── DATASET EXCERPT ──

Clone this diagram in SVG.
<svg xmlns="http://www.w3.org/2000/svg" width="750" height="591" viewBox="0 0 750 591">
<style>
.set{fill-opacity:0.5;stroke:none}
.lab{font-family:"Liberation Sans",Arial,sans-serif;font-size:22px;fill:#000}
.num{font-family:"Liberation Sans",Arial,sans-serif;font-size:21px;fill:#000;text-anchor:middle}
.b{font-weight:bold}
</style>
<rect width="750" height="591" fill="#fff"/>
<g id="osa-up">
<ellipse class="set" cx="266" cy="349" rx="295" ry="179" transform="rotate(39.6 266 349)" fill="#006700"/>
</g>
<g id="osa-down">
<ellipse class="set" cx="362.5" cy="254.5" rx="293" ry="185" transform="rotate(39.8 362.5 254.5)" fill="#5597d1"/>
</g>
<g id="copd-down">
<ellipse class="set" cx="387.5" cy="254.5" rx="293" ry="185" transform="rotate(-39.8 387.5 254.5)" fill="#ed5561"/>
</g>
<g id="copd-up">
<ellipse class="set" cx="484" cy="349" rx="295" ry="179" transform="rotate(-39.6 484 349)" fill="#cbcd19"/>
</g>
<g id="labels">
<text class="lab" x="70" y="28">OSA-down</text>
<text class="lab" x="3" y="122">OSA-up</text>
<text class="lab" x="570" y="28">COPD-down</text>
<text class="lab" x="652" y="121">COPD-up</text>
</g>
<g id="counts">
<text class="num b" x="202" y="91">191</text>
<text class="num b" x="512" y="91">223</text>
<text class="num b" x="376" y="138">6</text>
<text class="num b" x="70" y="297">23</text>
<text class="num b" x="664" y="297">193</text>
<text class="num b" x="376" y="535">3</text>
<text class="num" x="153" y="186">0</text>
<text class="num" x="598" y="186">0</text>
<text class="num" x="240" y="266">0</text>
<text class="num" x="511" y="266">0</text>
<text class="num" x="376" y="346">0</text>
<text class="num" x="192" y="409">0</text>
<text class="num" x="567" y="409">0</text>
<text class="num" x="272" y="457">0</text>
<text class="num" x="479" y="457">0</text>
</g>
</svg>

───

◆ SHORT PROBLEM:
Working from the material above, retype it in its entirety without change.

◆ CORRECT OUTPUT:
Clone this diagram in SVG.
<svg xmlns="http://www.w3.org/2000/svg" width="750" height="591" viewBox="0 0 750 591">
<style>
.set{fill-opacity:0.5;stroke:none}
.lab{font-family:"Liberation Sans",Arial,sans-serif;font-size:22px;fill:#000}
.num{font-family:"Liberation Sans",Arial,sans-serif;font-size:21px;fill:#000;text-anchor:middle}
.b{font-weight:bold}
</style>
<rect width="750" height="591" fill="#fff"/>
<g id="osa-up">
<ellipse class="set" cx="266" cy="349" rx="295" ry="179" transform="rotate(39.6 266 349)" fill="#006700"/>
</g>
<g id="osa-down">
<ellipse class="set" cx="362.5" cy="254.5" rx="293" ry="185" transform="rotate(39.8 362.5 254.5)" fill="#5597d1"/>
</g>
<g id="copd-down">
<ellipse class="set" cx="387.5" cy="254.5" rx="293" ry="185" transform="rotate(-39.8 387.5 254.5)" fill="#ed5561"/>
</g>
<g id="copd-up">
<ellipse class="set" cx="484" cy="349" rx="295" ry="179" transform="rotate(-39.6 484 349)" fill="#cbcd19"/>
</g>
<g id="labels">
<text class="lab" x="70" y="28">OSA-down</text>
<text class="lab" x="3" y="122">OSA-up</text>
<text class="lab" x="570" y="28">COPD-down</text>
<text class="lab" x="652" y="121">COPD-up</text>
</g>
<g id="counts">
<text class="num b" x="202" y="91">191</text>
<text class="num b" x="512" y="91">223</text>
<text class="num b" x="376" y="138">6</text>
<text class="num b" x="70" y="297">23</text>
<text class="num b" x="664" y="297">193</text>
<text class="num b" x="376" y="535">3</text>
<text class="num" x="153" y="186">0</text>
<text class="num" x="598" y="186">0</text>
<text class="num" x="240" y="266">0</text>
<text class="num" x="511" y="266">0</text>
<text class="num" x="376" y="346">0</text>
<text class="num" x="192" y="409">0</text>
<text class="num" x="567" y="409">0</text>
<text class="num" x="272" y="457">0</text>
<text class="num" x="479" y="457">0</text>
</g>
</svg>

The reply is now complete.